● **Stated task**:
Repeat exactly the lines between and including those that contain "Reproduce this chart" and "from matplotlib.patches import Patch". Output no other line.

● **Entries**:
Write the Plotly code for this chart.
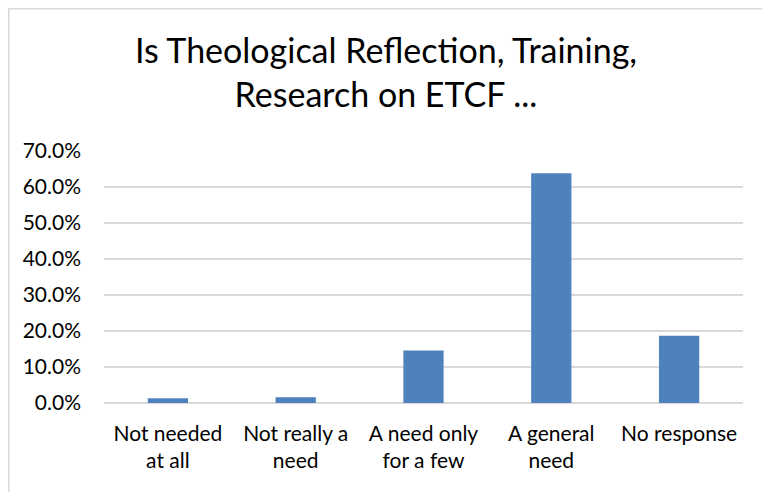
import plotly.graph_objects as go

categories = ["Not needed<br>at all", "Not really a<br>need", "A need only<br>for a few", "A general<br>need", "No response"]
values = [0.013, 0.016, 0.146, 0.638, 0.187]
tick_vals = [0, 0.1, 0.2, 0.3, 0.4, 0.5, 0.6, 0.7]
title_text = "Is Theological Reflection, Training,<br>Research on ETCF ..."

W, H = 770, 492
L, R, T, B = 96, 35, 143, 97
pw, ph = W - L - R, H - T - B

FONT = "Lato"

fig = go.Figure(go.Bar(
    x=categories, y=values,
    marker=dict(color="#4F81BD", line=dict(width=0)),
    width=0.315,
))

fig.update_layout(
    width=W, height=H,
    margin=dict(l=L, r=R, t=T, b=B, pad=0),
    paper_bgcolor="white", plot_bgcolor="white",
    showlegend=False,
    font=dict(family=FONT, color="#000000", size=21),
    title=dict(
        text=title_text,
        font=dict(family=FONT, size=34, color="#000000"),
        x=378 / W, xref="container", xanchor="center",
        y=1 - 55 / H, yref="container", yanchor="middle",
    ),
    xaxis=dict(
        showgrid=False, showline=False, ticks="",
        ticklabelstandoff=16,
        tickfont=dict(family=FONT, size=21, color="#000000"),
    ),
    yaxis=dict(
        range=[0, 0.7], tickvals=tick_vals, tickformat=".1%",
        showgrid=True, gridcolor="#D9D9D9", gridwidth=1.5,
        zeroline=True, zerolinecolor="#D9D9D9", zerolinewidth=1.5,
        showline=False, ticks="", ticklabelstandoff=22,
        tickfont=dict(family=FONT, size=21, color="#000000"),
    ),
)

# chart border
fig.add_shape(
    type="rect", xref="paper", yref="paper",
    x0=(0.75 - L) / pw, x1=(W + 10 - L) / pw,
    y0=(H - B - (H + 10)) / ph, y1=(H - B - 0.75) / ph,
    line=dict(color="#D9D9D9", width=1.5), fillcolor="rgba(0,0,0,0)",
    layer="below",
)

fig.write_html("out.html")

--

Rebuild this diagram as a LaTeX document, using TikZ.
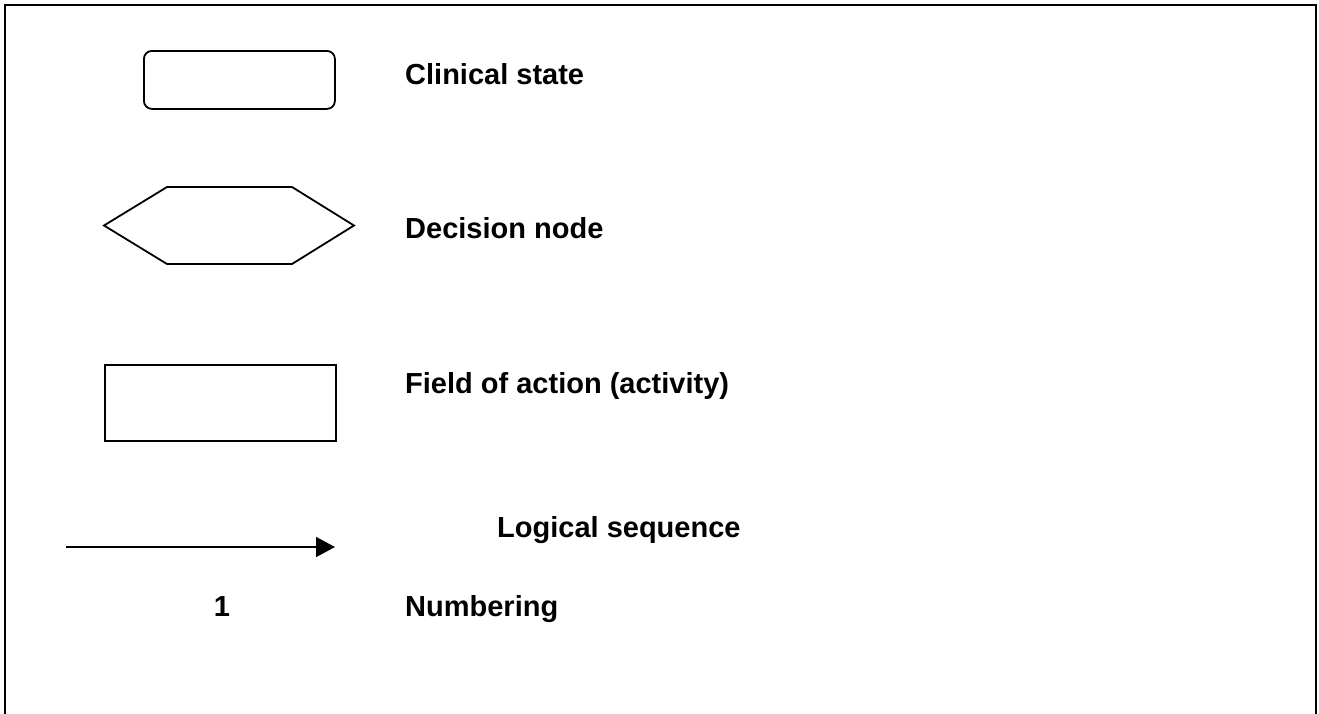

* * *

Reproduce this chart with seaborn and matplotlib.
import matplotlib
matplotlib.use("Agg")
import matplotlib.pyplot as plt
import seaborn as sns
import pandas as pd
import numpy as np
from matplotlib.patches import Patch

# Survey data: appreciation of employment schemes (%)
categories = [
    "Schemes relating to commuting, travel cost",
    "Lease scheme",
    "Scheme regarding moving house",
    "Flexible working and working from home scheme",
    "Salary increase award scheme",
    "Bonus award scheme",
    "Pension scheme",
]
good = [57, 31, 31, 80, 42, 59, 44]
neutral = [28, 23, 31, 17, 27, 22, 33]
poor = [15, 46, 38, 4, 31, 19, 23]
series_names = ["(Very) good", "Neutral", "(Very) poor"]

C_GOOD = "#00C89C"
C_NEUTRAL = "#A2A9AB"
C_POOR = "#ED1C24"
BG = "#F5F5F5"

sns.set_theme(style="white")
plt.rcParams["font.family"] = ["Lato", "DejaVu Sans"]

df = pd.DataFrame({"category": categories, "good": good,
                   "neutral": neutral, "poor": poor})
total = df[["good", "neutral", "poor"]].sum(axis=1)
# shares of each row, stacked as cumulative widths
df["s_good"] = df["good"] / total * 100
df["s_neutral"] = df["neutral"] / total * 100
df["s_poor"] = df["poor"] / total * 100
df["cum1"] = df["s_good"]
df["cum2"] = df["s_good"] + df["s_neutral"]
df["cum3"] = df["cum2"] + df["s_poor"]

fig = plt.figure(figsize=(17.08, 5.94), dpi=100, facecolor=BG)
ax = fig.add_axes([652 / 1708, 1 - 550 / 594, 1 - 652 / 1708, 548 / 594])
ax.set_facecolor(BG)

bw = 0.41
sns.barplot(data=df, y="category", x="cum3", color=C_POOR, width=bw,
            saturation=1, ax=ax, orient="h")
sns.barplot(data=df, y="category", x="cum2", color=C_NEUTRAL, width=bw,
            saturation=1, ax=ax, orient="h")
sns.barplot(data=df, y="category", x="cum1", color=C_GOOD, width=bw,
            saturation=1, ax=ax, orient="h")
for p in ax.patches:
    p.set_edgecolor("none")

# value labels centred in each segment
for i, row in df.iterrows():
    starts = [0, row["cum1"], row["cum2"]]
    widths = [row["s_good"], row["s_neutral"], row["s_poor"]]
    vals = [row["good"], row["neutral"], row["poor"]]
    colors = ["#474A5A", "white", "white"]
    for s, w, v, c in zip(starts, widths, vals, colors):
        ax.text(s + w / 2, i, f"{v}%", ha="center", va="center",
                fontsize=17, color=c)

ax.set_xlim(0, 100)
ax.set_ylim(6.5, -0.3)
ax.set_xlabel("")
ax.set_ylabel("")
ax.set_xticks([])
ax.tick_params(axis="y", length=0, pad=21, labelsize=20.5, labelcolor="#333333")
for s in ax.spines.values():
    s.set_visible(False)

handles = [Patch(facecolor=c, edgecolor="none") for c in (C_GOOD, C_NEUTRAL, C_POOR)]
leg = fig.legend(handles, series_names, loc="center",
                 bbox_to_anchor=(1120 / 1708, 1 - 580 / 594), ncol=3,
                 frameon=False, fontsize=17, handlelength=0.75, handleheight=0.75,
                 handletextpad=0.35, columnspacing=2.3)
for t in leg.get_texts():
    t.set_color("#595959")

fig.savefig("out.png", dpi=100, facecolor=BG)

● **Written reply**:
Reproduce this chart with seaborn and matplotlib.
import matplotlib
matplotlib.use("Agg")
import matplotlib.pyplot as plt
import seaborn as sns
import pandas as pd
import numpy as np
from matplotlib.patches import Patch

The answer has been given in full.